_REQUIRED WORK_
Select the lines below containing the word "Output".

▼▼▼

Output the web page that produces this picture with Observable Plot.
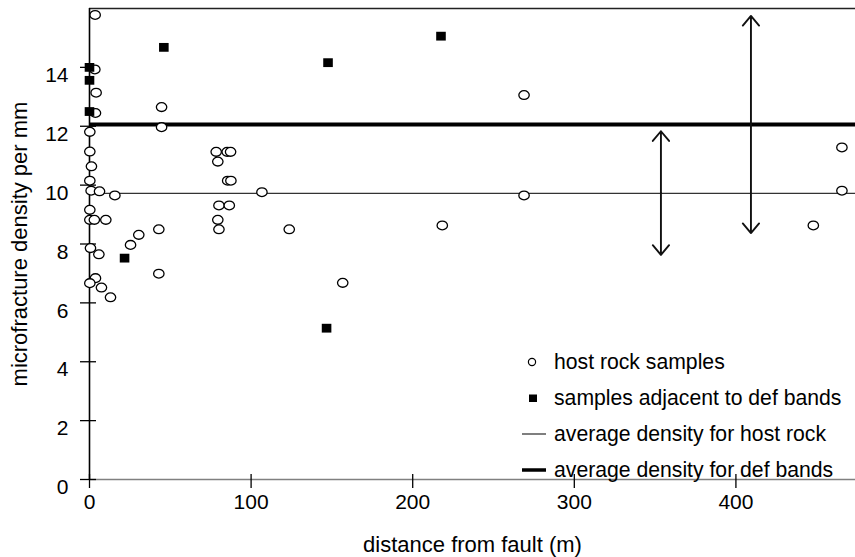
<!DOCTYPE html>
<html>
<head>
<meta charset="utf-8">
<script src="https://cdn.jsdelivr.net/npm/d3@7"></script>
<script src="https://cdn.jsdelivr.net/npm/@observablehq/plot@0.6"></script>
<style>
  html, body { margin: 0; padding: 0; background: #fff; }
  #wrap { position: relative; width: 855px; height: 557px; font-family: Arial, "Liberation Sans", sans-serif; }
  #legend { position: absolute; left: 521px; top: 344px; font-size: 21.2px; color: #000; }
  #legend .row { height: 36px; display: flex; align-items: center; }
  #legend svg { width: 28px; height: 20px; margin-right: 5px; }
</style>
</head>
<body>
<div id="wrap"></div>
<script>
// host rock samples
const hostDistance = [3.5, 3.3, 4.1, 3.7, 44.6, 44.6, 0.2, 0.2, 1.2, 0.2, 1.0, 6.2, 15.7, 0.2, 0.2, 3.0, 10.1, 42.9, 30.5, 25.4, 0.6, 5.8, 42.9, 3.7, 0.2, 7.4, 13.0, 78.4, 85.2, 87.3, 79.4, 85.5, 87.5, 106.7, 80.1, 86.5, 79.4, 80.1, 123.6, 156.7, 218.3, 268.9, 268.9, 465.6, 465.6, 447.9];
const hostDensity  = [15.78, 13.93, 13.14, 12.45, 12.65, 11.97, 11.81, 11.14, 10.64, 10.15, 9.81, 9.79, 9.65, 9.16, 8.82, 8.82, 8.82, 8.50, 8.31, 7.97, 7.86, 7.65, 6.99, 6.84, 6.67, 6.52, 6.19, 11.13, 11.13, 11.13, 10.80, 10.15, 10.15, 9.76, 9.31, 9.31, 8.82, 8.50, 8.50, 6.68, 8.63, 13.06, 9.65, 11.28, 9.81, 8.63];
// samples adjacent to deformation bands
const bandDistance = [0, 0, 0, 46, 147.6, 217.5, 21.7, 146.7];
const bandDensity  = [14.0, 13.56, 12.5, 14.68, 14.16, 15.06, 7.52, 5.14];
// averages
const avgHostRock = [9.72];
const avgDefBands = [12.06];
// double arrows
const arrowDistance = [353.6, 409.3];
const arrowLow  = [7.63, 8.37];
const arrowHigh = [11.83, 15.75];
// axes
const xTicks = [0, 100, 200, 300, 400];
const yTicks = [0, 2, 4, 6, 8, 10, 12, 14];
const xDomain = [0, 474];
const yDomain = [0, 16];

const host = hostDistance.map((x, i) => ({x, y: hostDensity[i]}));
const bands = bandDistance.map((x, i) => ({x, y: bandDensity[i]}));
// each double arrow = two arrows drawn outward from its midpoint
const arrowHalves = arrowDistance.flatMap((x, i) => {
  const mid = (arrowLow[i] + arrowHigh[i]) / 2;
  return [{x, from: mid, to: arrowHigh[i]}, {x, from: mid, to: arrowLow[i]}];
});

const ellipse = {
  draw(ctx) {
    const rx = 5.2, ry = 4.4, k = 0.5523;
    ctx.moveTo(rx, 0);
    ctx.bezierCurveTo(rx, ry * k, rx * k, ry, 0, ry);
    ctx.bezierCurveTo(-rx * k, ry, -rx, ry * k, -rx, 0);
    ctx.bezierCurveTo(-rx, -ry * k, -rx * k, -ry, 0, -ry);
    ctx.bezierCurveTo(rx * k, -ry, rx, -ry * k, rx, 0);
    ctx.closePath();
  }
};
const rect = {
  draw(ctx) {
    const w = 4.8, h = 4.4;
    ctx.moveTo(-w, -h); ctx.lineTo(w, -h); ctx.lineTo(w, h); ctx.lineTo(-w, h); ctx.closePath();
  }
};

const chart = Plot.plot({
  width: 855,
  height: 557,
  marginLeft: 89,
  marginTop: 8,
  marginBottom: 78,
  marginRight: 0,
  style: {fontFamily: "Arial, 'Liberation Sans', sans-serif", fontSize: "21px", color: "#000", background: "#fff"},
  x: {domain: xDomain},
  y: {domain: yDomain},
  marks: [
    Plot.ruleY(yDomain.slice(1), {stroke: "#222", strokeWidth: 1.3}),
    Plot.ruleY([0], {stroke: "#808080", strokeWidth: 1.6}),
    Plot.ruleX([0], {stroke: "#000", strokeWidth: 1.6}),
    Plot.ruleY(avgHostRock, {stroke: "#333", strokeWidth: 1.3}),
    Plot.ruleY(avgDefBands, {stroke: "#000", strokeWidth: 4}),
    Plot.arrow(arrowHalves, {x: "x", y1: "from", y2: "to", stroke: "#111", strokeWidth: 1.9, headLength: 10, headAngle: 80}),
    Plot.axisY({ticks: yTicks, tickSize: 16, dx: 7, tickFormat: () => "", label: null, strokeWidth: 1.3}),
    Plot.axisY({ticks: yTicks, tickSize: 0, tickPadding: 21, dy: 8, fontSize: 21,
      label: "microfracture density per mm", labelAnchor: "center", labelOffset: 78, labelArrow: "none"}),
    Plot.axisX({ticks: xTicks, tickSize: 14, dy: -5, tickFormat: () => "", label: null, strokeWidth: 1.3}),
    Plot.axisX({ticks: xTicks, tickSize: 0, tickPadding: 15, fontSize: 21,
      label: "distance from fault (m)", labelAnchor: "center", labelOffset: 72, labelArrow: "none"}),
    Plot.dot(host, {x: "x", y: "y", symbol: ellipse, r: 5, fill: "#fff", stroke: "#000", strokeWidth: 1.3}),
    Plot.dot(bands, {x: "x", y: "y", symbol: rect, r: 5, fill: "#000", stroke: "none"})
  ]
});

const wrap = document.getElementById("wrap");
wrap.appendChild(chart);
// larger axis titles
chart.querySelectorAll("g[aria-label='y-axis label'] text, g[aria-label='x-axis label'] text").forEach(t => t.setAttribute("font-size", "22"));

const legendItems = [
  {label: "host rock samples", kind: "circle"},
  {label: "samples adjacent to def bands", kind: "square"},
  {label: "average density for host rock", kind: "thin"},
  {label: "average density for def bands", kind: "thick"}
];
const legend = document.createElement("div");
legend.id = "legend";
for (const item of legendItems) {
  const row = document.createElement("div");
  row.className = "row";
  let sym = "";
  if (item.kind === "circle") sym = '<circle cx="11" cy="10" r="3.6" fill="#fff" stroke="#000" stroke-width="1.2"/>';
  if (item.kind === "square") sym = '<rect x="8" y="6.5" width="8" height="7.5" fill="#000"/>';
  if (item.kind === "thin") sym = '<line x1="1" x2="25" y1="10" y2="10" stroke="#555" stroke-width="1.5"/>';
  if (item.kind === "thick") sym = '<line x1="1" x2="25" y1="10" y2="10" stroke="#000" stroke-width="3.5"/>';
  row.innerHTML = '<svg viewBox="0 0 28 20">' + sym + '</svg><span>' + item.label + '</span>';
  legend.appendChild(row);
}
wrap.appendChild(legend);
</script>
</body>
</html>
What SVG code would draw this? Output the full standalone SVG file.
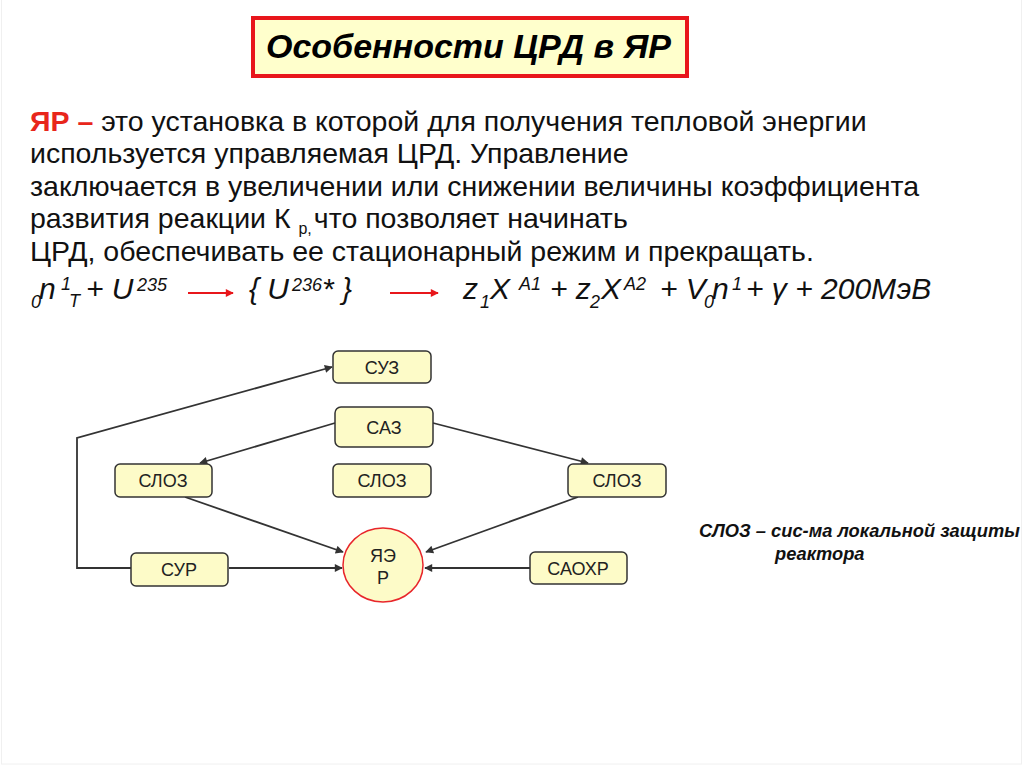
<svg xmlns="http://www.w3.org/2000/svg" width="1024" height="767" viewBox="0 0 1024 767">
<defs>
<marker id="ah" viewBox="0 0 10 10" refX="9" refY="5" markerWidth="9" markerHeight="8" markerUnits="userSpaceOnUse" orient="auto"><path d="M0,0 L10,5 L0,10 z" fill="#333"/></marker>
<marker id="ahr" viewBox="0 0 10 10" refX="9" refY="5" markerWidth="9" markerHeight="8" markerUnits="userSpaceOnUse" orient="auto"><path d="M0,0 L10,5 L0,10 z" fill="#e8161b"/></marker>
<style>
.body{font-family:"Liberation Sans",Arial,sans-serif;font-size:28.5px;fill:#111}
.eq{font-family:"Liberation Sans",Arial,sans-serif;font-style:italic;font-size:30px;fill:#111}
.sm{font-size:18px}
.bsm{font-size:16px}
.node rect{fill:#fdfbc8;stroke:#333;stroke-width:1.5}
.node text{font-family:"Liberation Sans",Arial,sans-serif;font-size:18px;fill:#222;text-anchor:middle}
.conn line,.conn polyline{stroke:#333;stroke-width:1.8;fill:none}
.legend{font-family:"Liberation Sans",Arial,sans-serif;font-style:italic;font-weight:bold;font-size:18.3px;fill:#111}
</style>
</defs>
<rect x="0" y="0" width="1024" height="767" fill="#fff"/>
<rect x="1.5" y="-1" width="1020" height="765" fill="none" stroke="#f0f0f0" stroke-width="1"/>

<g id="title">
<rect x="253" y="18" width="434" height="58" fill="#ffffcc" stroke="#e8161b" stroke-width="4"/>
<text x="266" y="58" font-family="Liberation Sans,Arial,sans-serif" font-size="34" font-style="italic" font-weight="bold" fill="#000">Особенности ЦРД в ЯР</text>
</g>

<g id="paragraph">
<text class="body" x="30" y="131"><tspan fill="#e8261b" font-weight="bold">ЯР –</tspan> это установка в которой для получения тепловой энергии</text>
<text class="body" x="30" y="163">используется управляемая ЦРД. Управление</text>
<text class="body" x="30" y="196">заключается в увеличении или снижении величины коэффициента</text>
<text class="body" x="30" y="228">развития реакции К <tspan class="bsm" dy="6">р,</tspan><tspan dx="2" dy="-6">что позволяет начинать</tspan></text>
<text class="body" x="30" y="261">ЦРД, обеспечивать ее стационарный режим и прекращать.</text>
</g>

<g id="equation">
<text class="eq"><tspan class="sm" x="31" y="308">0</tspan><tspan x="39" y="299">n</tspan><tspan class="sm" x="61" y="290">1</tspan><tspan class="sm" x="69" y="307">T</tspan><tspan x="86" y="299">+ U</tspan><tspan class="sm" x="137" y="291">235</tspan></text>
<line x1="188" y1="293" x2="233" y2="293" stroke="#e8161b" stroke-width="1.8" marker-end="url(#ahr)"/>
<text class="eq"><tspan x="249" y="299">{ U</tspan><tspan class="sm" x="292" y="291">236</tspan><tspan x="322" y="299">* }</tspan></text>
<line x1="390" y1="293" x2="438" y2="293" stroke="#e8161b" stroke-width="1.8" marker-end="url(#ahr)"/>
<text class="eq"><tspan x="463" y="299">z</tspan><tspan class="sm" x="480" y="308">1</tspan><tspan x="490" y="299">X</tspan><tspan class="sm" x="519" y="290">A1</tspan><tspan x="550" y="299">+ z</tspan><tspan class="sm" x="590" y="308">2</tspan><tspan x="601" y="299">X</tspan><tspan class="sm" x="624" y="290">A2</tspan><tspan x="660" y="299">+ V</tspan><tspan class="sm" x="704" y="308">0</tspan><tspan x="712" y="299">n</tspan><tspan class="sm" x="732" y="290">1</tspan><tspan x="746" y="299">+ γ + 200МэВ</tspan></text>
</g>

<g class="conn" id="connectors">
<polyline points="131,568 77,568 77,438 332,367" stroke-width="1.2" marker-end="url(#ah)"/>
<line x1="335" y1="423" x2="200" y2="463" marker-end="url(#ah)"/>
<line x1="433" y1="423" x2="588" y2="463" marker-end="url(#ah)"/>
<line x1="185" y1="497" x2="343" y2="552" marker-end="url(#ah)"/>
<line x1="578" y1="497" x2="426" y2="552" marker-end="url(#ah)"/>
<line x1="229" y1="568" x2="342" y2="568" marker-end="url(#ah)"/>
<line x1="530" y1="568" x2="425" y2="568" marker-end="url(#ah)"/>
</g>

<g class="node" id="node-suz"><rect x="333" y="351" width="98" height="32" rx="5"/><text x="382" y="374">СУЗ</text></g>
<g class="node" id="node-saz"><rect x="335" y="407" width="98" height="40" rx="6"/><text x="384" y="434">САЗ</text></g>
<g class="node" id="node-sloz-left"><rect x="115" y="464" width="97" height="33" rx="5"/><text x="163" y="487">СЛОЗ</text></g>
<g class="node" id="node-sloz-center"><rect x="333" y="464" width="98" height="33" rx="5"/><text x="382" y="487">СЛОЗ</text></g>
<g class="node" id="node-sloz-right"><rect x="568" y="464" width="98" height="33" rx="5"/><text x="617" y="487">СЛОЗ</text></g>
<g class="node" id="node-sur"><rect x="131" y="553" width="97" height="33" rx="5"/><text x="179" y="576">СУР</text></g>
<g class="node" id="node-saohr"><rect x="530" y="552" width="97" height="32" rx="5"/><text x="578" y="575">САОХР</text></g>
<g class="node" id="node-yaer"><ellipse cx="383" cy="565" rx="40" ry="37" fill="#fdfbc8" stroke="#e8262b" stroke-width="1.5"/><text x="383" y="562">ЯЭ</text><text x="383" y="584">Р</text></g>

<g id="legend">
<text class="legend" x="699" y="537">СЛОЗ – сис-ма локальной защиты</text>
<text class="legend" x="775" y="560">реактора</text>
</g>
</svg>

▲▲▲

_RESULT FOR THIS EXERCISE_
Output the web page that produces this picture with Observable Plot.
What SVG code would draw this? Output the full standalone SVG file.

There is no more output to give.